Data records ▸
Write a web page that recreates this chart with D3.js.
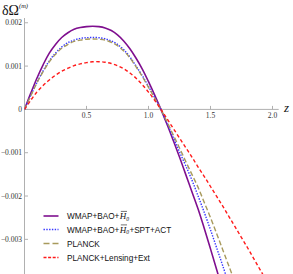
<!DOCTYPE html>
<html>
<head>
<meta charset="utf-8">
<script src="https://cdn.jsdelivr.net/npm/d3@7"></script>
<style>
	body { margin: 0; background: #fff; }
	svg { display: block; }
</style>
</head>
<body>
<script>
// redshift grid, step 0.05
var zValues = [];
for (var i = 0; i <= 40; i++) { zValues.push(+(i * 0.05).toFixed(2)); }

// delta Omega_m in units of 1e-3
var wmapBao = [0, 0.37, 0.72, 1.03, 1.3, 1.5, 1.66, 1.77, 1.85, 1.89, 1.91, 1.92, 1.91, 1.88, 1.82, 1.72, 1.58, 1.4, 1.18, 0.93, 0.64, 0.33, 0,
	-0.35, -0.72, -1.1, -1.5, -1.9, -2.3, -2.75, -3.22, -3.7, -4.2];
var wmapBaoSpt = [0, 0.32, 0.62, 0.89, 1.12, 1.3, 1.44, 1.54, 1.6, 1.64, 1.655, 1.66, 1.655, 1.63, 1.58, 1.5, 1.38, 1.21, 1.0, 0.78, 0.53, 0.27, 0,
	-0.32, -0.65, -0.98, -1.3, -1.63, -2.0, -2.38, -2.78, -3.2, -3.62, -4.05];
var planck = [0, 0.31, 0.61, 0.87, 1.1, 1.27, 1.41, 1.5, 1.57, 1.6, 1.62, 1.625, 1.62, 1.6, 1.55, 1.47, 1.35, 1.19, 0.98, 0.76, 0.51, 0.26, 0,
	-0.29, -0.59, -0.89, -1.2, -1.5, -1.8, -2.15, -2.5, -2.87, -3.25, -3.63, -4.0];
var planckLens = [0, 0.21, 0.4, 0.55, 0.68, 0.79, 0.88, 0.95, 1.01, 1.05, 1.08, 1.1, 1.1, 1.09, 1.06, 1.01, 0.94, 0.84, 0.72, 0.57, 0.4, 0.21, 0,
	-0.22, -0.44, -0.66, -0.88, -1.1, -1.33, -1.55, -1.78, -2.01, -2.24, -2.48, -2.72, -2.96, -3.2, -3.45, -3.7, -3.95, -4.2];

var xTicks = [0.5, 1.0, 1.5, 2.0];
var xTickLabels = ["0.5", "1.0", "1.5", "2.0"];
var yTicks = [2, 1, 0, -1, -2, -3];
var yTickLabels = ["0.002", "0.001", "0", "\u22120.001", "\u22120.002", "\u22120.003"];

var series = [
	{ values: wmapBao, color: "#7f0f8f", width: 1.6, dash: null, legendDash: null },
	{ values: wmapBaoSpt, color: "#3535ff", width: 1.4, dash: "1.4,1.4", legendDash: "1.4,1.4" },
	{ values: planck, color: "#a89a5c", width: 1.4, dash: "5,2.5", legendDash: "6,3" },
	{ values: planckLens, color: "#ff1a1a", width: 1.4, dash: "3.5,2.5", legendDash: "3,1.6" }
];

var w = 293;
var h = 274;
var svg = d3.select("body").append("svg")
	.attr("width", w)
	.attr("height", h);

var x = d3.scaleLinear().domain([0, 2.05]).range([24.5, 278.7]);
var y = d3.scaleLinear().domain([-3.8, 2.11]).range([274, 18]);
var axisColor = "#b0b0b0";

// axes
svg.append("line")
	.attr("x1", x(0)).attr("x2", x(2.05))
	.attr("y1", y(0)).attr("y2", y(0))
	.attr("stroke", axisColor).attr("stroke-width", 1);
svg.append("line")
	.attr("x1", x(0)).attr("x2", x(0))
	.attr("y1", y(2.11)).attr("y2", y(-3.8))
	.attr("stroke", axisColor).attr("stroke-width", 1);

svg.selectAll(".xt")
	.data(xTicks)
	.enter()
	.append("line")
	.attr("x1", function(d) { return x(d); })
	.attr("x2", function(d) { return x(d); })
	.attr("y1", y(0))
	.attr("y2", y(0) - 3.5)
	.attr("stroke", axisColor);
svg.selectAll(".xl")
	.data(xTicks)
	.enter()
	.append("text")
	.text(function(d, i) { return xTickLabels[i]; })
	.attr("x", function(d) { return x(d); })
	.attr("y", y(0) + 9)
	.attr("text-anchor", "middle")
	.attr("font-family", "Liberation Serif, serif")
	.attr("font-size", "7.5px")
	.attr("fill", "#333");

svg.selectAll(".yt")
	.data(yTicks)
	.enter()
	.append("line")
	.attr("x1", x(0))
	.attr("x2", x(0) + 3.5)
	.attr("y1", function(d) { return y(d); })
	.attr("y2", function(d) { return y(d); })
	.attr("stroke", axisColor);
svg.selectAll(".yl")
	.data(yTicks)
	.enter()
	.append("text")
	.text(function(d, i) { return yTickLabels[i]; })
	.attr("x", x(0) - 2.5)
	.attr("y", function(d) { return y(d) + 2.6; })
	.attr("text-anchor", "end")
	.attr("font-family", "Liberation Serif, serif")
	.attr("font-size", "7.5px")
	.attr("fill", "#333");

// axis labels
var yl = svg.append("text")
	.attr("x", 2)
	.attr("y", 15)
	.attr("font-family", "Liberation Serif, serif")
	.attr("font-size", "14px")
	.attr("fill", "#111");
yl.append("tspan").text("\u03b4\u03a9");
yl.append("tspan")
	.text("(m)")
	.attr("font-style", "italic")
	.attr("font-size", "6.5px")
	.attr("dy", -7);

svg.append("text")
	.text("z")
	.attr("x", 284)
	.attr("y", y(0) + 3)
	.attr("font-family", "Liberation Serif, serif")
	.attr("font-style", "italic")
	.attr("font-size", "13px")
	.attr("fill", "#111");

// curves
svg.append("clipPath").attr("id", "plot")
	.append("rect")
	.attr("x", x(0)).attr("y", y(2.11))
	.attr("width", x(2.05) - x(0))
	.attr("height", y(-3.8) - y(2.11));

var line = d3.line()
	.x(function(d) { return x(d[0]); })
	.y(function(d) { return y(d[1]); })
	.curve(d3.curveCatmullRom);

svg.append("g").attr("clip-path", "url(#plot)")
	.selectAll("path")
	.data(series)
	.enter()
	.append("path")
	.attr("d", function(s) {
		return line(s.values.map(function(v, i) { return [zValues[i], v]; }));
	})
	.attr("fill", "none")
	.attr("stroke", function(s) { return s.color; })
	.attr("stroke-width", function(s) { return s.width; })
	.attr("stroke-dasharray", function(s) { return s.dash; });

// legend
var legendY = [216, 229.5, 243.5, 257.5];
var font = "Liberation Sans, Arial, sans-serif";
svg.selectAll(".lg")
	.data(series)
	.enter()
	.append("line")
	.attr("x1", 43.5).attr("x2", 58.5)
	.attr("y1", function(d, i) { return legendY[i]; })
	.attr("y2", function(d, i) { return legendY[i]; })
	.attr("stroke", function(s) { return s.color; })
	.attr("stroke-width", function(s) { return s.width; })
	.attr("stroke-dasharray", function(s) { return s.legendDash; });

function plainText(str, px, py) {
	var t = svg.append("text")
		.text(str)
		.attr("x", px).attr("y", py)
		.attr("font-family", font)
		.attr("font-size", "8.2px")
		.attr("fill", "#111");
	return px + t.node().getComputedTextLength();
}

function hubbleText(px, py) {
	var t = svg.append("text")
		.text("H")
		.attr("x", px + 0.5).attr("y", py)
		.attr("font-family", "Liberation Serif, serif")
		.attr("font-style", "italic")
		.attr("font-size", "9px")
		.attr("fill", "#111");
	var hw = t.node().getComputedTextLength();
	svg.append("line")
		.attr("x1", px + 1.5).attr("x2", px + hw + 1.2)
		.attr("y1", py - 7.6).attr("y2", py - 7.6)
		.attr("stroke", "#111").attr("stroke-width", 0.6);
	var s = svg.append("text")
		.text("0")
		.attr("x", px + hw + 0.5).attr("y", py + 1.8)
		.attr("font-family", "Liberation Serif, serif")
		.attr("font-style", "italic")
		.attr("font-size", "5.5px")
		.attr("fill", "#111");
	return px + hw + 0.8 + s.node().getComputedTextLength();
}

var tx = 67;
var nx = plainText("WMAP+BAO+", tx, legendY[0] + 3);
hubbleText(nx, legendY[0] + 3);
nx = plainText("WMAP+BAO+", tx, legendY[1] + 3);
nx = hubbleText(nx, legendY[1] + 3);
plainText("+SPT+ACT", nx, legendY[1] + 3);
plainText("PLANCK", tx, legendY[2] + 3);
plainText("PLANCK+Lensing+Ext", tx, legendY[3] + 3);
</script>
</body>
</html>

* * *

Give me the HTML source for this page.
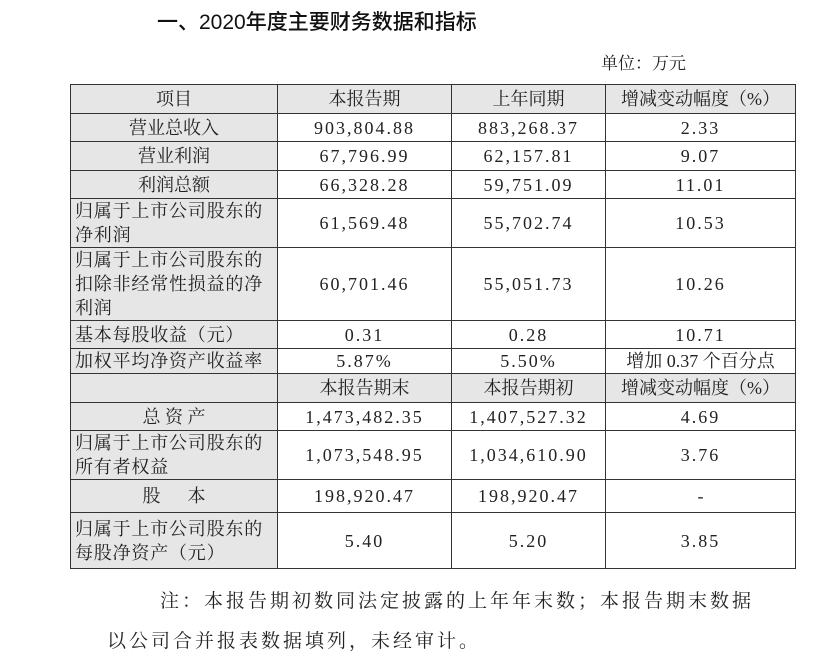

Exercise goal ▸ Your task is to reproduce only the lines from the one with "Write a web" through the one with "for (var i = 0;", keeping both ends. Skip every picture.

Result for this task ▸
Write a web page that recreates this chart with D3.js.
<!DOCTYPE html>
<html>
<head>
<meta charset="utf-8">
<script src="https://cdn.jsdelivr.net/npm/d3@7"></script>
<style>
	body { margin: 0; background: #fff; }
	svg { display: block; }
</style>
</head>
<body>
<script>
// redshift grid, step 0.05
var zValues = [];
for (var i = 0; i <= 40; i++) { zValues.push(+(i * 0.05).toFixed(2)); }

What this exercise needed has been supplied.